EXERCISE INSTRUCTIONS: Extract every line from the records below that contains the word "React".

# START OF DATA ENTRIES

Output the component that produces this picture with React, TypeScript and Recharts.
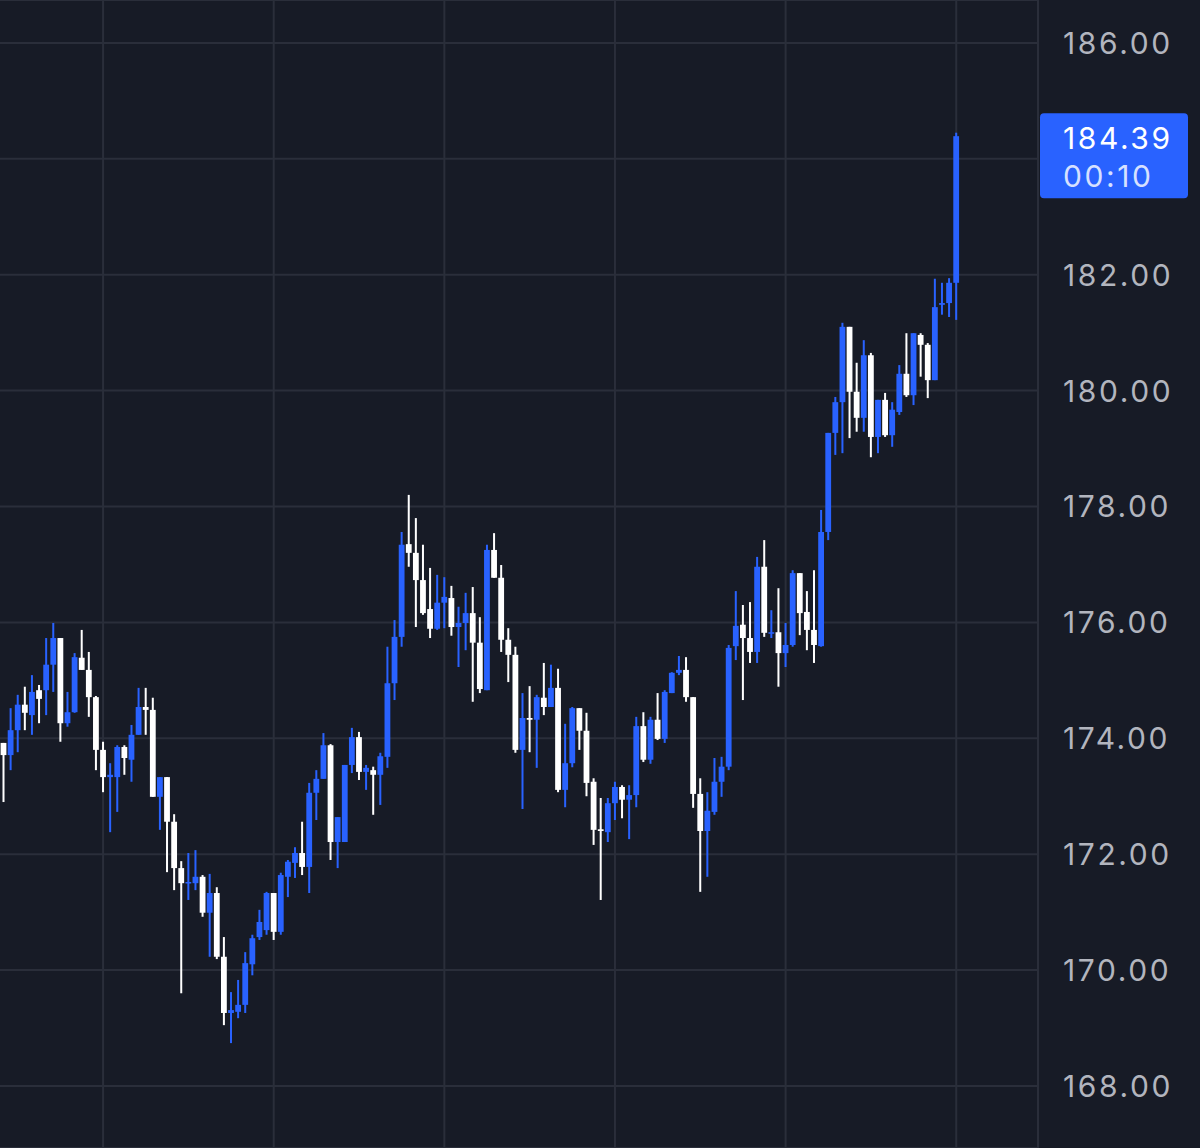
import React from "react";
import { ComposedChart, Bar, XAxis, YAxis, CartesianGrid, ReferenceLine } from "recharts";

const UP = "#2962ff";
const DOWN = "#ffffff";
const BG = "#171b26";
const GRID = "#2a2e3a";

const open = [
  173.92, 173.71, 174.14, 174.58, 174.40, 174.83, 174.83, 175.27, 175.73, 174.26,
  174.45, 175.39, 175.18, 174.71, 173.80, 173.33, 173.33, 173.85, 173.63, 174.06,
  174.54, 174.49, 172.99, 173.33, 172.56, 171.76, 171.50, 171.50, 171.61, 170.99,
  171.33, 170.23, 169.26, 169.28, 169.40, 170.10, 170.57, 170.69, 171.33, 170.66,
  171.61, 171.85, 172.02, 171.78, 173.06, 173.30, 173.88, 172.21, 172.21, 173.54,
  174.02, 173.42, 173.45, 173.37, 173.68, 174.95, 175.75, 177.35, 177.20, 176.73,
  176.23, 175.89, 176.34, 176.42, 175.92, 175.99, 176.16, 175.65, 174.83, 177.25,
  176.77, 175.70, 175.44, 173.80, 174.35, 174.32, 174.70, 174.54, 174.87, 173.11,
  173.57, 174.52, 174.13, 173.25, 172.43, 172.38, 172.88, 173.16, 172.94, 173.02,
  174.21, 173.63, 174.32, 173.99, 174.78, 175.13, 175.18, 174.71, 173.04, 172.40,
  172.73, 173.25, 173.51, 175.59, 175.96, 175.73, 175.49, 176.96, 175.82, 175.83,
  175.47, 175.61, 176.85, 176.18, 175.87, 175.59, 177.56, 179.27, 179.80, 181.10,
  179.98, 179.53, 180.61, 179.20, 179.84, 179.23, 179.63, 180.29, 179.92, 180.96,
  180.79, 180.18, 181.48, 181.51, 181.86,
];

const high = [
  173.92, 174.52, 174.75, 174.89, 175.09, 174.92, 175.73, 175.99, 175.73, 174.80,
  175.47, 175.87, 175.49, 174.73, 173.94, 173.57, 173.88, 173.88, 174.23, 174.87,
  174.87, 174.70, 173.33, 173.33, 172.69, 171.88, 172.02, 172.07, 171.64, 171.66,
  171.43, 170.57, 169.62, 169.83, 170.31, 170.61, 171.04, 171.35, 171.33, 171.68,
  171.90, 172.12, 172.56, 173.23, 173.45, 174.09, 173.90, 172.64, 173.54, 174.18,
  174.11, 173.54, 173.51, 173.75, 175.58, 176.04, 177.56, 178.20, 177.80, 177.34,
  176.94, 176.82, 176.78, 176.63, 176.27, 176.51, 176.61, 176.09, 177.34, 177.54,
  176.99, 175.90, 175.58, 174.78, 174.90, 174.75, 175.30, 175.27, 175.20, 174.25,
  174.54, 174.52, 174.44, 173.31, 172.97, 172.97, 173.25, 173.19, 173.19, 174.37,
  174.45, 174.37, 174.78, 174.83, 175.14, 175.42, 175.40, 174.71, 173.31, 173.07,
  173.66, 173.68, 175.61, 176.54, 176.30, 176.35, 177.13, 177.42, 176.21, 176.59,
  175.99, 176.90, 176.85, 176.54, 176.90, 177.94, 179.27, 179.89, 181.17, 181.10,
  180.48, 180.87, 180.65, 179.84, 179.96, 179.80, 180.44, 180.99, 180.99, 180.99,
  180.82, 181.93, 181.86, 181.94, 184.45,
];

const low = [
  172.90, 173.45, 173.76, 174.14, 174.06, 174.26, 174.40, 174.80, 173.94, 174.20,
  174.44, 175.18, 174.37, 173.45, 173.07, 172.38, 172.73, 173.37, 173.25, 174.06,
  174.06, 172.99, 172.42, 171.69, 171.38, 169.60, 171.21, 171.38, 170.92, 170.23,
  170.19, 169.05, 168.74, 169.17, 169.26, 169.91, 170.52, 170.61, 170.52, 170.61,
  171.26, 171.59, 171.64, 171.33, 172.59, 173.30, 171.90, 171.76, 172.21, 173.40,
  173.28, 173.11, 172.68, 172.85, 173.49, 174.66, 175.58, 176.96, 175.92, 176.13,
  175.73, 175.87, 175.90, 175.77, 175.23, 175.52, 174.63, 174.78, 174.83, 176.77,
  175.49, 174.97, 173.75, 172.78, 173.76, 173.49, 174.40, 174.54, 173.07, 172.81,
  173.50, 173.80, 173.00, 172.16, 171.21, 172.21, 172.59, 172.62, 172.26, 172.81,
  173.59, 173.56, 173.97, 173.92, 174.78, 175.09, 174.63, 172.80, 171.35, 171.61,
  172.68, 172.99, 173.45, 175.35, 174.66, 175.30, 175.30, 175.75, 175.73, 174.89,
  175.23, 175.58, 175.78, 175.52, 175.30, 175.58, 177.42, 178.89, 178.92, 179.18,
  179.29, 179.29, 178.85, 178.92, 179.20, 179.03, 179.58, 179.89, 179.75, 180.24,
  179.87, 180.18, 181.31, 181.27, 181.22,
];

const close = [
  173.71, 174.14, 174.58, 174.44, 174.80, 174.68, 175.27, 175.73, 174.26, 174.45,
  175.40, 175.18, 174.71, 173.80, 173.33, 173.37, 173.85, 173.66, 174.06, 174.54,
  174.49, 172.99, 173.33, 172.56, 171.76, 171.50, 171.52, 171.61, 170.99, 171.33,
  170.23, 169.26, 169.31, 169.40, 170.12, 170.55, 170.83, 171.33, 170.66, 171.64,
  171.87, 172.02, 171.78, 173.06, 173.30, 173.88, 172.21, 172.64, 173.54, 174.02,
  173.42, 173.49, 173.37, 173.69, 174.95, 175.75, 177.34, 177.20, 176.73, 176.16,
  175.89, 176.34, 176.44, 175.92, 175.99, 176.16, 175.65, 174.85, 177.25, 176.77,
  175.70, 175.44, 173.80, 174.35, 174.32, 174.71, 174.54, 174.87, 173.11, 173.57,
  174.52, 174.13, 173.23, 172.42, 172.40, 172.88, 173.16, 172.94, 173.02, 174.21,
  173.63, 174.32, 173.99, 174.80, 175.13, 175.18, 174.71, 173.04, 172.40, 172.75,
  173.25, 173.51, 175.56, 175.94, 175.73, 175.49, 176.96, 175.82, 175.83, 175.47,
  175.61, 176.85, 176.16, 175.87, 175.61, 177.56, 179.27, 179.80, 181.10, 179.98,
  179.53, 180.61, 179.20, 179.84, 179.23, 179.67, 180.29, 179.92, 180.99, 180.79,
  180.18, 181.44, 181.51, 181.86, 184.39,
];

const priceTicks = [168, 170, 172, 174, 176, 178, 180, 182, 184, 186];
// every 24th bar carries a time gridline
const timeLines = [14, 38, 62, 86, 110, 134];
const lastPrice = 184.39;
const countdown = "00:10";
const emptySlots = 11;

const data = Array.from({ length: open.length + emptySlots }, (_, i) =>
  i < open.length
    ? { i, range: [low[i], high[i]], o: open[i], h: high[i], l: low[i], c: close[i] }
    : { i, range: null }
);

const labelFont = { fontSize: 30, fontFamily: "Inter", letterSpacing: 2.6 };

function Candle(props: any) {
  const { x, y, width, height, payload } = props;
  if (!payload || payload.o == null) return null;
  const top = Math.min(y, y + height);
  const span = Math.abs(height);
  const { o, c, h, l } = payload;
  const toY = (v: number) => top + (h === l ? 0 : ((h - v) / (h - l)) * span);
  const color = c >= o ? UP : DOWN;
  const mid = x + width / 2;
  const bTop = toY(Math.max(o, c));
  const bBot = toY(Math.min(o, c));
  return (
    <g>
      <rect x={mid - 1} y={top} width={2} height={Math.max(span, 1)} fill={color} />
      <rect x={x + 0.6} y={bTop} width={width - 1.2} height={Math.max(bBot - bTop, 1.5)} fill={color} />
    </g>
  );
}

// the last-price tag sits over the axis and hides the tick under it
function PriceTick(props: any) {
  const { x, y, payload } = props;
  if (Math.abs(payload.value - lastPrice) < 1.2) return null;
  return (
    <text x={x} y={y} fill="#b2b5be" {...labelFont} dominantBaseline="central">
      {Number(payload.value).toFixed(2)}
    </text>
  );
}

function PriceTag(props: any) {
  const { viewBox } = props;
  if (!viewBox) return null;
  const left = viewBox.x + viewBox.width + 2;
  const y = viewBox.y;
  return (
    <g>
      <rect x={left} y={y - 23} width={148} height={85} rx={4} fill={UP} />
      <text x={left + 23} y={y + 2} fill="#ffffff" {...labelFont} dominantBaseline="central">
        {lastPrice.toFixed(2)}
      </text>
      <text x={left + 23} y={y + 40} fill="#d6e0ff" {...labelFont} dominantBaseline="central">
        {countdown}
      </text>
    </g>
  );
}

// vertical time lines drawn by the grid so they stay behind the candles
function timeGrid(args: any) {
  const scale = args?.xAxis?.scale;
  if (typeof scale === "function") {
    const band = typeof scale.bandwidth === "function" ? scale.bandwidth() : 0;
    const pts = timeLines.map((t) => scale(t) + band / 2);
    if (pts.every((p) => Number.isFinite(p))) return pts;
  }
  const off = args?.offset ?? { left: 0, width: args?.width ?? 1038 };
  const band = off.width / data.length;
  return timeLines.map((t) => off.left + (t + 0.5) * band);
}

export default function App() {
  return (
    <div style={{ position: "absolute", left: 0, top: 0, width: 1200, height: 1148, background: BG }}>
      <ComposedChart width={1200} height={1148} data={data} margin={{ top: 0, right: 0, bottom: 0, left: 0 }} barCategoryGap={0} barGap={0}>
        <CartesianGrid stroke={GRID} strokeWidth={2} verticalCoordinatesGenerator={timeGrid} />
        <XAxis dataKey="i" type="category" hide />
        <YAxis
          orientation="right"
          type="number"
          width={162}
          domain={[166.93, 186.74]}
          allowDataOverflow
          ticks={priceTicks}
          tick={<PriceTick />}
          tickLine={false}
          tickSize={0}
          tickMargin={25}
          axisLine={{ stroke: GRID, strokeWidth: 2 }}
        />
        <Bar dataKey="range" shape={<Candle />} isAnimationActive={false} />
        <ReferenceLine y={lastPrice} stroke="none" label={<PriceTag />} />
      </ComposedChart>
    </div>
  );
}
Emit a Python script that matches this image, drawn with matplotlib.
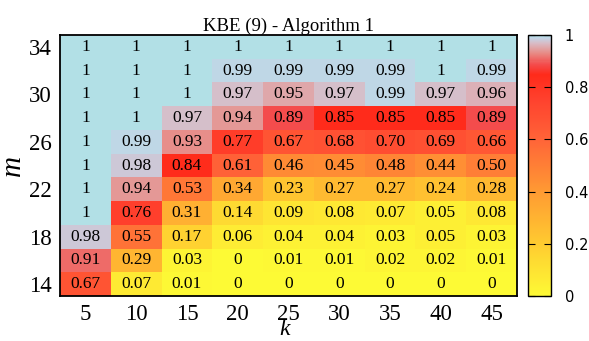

# END OF DATA ENTRIES

ANSWER FOR THIS EXERCISE:
Output the component that produces this picture with React, TypeScript and Recharts.
import React from "react";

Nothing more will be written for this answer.